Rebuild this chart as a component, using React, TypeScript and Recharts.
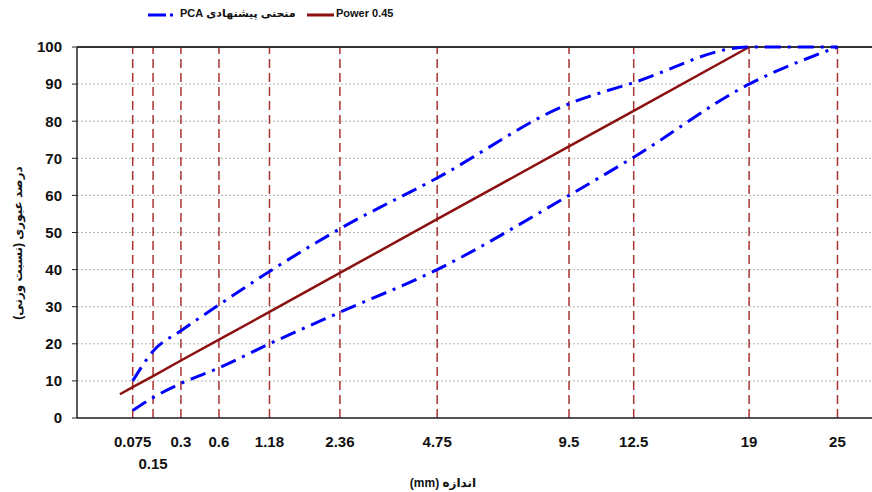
import React from 'react';
import { LineChart, Line, XAxis, YAxis, CartesianGrid, ReferenceLine } from 'recharts';

// sieve sizes (mm) and PCA band limits (% passing)
const sieveSizes = [0.075, 0.15, 0.3, 0.6, 1.18, 2.36, 4.75, 9.5, 12.5, 19, 25];
const sieveLabels = ['0.075', '0.15', '0.3', '0.6', '1.18', '2.36', '4.75', '9.5', '12.5', '19', '25'];
const pcaUpper = [10, 18, 23.5, 30.5, 39.5, 51, 64.7, 84.7, 90.4, 100, 100];
const pcaLower = [2, 5.5, 9.3, 13.5, 20, 28.5, 40, 60, 70.3, 90, 100];

// 0.45 power curve
const powerSizes = [0.042, 0.075, 0.15, 0.3, 0.6, 1.18, 2.36, 4.75, 9.5, 12.5, 19];
const powerValues = [6.4, 8.3, 11.3, 15.5, 21.1, 28.6, 39.1, 53.6, 73.2, 82.8, 100];

const yTicks = [0, 10, 20, 30, 40, 50, 60, 70, 80, 90, 100];

const EXP = 0.45;
const toX = (size: number) => Math.pow(size, EXP);

const upperData = sieveSizes.map((size, i) => ({ size, v: pcaUpper[i] }));
const lowerData = sieveSizes.map((size, i) => ({ size, v: pcaLower[i] }));
const powerData = powerSizes.map((size, i) => ({ size, v: powerValues[i] }));
const xTicks = sieveSizes.map(toX);

const FONT = '"Liberation Sans", Arial, "DejaVu Sans", sans-serif';
const BLUE = '#0000ff';
const RED = '#8b1010';
const GRID_RED = '#a83434';

const XTick = (props: any) => {
  const { x, y, index } = props;
  const low = sieveLabels[index] === '0.15';
  return (
    <text x={x} y={y} dy={low ? 49 : 27} textAnchor="middle" fontSize={15} fontWeight="bold" fill="#111" fontFamily={FONT}>
      {sieveLabels[index]}
    </text>
  );
};

export default function App() {
  return (
    <div style={{ position: 'absolute', left: 0, top: 0, width: 872, height: 492, background: '#fff', fontFamily: FONT }}>
      {/* legend */}
      <svg width={872} height={30} style={{ position: 'absolute', left: 0, top: 0 }}>
        <line x1={148} y1={15} x2={175} y2={15} stroke={BLUE} strokeWidth={3} strokeDasharray="18 4 3 20" />
        <line x1={307} y1={15} x2={334} y2={15} stroke={RED} strokeWidth={3} />
      </svg>
      <div dir="rtl" style={{ position: 'absolute', left: 180, top: 7, fontSize: 11, fontWeight: 'bold', color: '#111', whiteSpace: 'nowrap' }}>
        منحنی پیشنهادی PCA
      </div>
      <div style={{ position: 'absolute', left: 336, top: 7, fontSize: 11, fontWeight: 'bold', color: '#111', whiteSpace: 'nowrap' }}>
        Power 0.45
      </div>

      <LineChart width={872} height={492} margin={{ top: 47, right: 0, bottom: 44, left: 17 }}>
        <CartesianGrid vertical={false} stroke="#b5b5b5" strokeDasharray="2 2" />
        <XAxis
          type="number"
          dataKey={(p: any) => toX(p.size)}
          domain={[0, 4.45]}
          ticks={xTicks}
          allowDataOverflow
          interval={0}
          tick={<XTick />}
          tickLine={false}
          tickSize={0}
          axisLine={{ stroke: '#222', strokeWidth: 1.5 }}
        />
        <YAxis
          type="number"
          domain={[0, 100]}
          ticks={yTicks}
          width={60}
          tickSize={5}
          tickMargin={10}
          tick={{ fontSize: 15, fontWeight: 'bold', fill: '#111', fontFamily: FONT }}
          tickLine={{ stroke: '#222' }}
          axisLine={{ stroke: '#222', strokeWidth: 1.5 }}
        />
        {xTicks.map((t, i) => (
          <ReferenceLine key={i} x={t} stroke={GRID_RED} strokeWidth={1.5} strokeDasharray="9 5" />
        ))}
        <ReferenceLine y={100} stroke="#333" strokeWidth={2} />
        <Line data={powerData} dataKey="v" type="linear" stroke={RED} strokeWidth={2.5} dot={false} isAnimationActive={false} />
        <Line data={upperData} dataKey="v" type="monotone" stroke={BLUE} strokeWidth={3} strokeDasharray="16 7 3 7" dot={false} isAnimationActive={false} />
        <Line data={lowerData} dataKey="v" type="monotone" stroke={BLUE} strokeWidth={3} strokeDasharray="16 7 3 7" dot={false} isAnimationActive={false} />
      </LineChart>

      {/* axis titles */}
      <div
        dir="rtl"
        style={{ position: 'absolute', left: 18, top: 243, transform: 'translate(-50%, -50%) rotate(-90deg)', fontSize: 12, fontWeight: 'bold', color: '#111', whiteSpace: 'nowrap' }}
      >
        درصد عبوری (نسبت وزنی)
      </div>
      <div
        dir="rtl"
        style={{ position: 'absolute', left: 443, top: 483, transform: 'translate(-50%, -50%)', fontSize: 12, fontWeight: 'bold', color: '#111', whiteSpace: 'nowrap' }}
      >
        اندازه (mm)
      </div>
    </div>
  );
}
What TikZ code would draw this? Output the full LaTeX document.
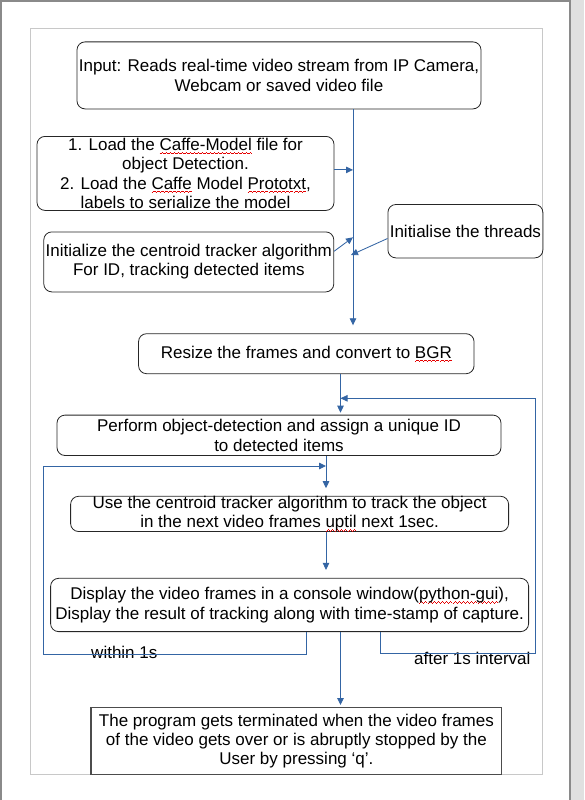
\documentclass[tikz,border=0pt]{standalone}
\usepackage{fontspec}
\setmainfont{Liberation Sans}
\usetikzlibrary{arrows.meta, positioning}

\definecolor{flowblue}{HTML}{3465A4}
\definecolor{pageline}{HTML}{8A8A8A}
\definecolor{margin}{HTML}{C8C8C8}

% red spell-check squiggle under a word
\newsavebox\spellbox
\newcommand\spellwave[1]{\sbox\spellbox{#1}%
  \rlap{\color{red!90!black}\hbox to\wd\spellbox{\xleaders\hbox{%
    \rule[-3.6pt]{1pt}{0.7pt}\rule[-2.9pt]{1pt}{0.7pt}\rule[-2.2pt]{1pt}{0.7pt}\rule[-2.9pt]{1pt}{0.7pt}}\hfill}}%
  \usebox\spellbox}

\begin{document}
\begin{tikzpicture}
   [x=1pt, y=-1pt, >={Triangle[length=7pt,width=6.5pt]},
    stepbox/.style={rectangle, rounded corners=8pt, draw=black!85, line width=0.8pt,
      align=center, inner sep=0pt, font=\fontsize{17}{19.3}\selectfont},
    endbox/.style={stepbox, sharp corners, draw=black!70, line width=1.3pt},
    flow/.style={->, draw=flowblue, line width=0.85pt},
    note/.style={inner sep=0pt, font=\fontsize{17}{19.3}\selectfont}]

  % page
  \useasboundingbox (0,0) rectangle (584,800);
  \fill[black!12] (570.5,0) rectangle (584,800);
  \draw[pageline, line width=2pt] (1,800) -- (1,1) -- (569.5,1) -- (569.5,800);
  \draw[margin, line width=1pt] (30.5,28.5) rectangle (542,774);

  \node[stepbox, minimum width=404pt, minimum height=67pt] (input) at (279,75.4)
      {Input: Reads real-time video stream from IP Camera,\\ Webcam or saved video file};
  \node[stepbox, minimum width=297pt, minimum height=74pt, below=26.7pt of input, xshift=-93.5pt] (caffe)
      {1. Load the \spellwave{Caffe-Model} file for\\ object Detection.\\
       2. Load the \spellwave{Caffe} Model \spellwave{Prototxt},\\ labels to serialize the model};
  \node[stepbox, minimum width=290pt, minimum height=60pt, below=20.7pt of caffe, xshift=3.3pt] (centroid)
      {Initialize the centroid tracker algorithm\\ For ID, tracking detected items};
  \node[stepbox, minimum width=155pt, minimum height=53.4pt, right=53.3pt of centroid, yshift=30.7pt] (threads)
      {Initialise the threads};
  \node[stepbox, minimum width=335.5pt, minimum height=40pt, below=41pt of centroid, xshift=117.5pt] (resize)
      {Resize the frames and convert to \spellwave{BGR}};
  \node[stepbox, minimum width=444pt, minimum height=40.4pt, below=40.6pt of resize, xshift=-27.3pt] (detect)
      {Perform object-detection and assign a unique ID\\ to detected items};
  \node[stepbox, minimum width=438pt, minimum height=34pt, below=40pt of detect, xshift=10.6pt] (track)
      {Use the centroid tracker algorithm to track the object\\ in the next video frames \spellwave{uptil} next 1sec.};
  \node[stepbox, minimum width=478pt, minimum height=53.3pt, below=46pt of track] (display)
      {Display the video frames in a console window(\spellwave{python-gui}),\\
       Display the result of tracking along with time-stamp of capture.};
  \node[endbox, minimum width=410.8pt, minimum height=67.3pt, below=74.7pt of display, xshift=6.8pt] (stop)
      {The program gets terminated when the video frames\\ of the video gets over or is abruptly stopped by the\\ User by pressing ‘q’.};

  \node[note] (within) at (124.3,652.1) {within 1s};
  \node[note] (after) at (472.3,658.8) {after 1s interval};

  % columns and bends
  \coordinate (trunk) at (353,0);
  \coordinate (mainc) at (340.5,0);
  \coordinate (innerc) at (326,0);
  \coordinate (joinA) at (353,237.3);
  \coordinate (joinB) at (351,255);
  \coordinate (w1) at (306,654.3);
  \coordinate (w2) at (43.8,466);
  \coordinate (a1) at (380.5,653.3);
  \coordinate (a2) at (535,398.3);

  \draw[flow, shorten >=8pt] (input.south -| trunk) -- (resize.north -| trunk);
  \draw[flow] ([yshift=3.5pt]caffe.east) -- ([yshift=3.5pt]caffe.east -| trunk);
  \draw[flow] ([yshift=10.7pt]centroid.east) -- (joinA);
  \draw[flow] ([yshift=-7.3pt]threads.west) -- (joinB);
  \draw[flow, shorten >=2pt] (resize.south -| mainc) -- (detect.north -| mainc);
  \draw[flow, shorten >=7.7pt] (detect.south -| innerc) -- (track.north -| innerc);
  \draw[flow, shorten >=8pt] (track.south -| innerc) -- (display.north -| innerc);
  \draw[flow, shorten >=1.7pt] (display.south -| mainc) -- (stop.north -| mainc);
  \draw[flow] (display.south -| w1) -- (w1) -| (w2) -- (w2 -| innerc);
  \draw[flow] (display.south -| a1) -- (a1) -| (a2) -- (a2 -| mainc);
\end{tikzpicture}
\end{document}
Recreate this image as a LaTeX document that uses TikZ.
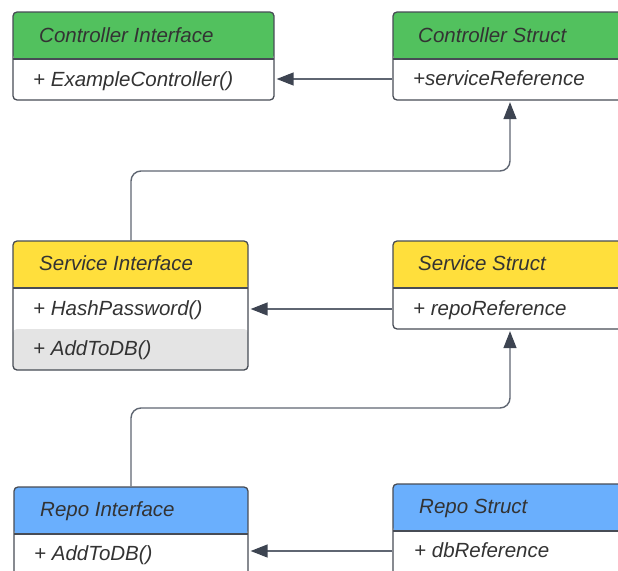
*****
_What you should do_.
All lines from the start of the entries through the one with "YAxis, CartesianGrid, ReferenceLine" are to be output exactly; omit the pictures.

_Exercise response_.
Rebuild this chart as a component, using React, TypeScript and Recharts.
import React from 'react';
import { LineChart, Line, XAxis, YAxis, CartesianGrid, ReferenceLine } from 'recharts';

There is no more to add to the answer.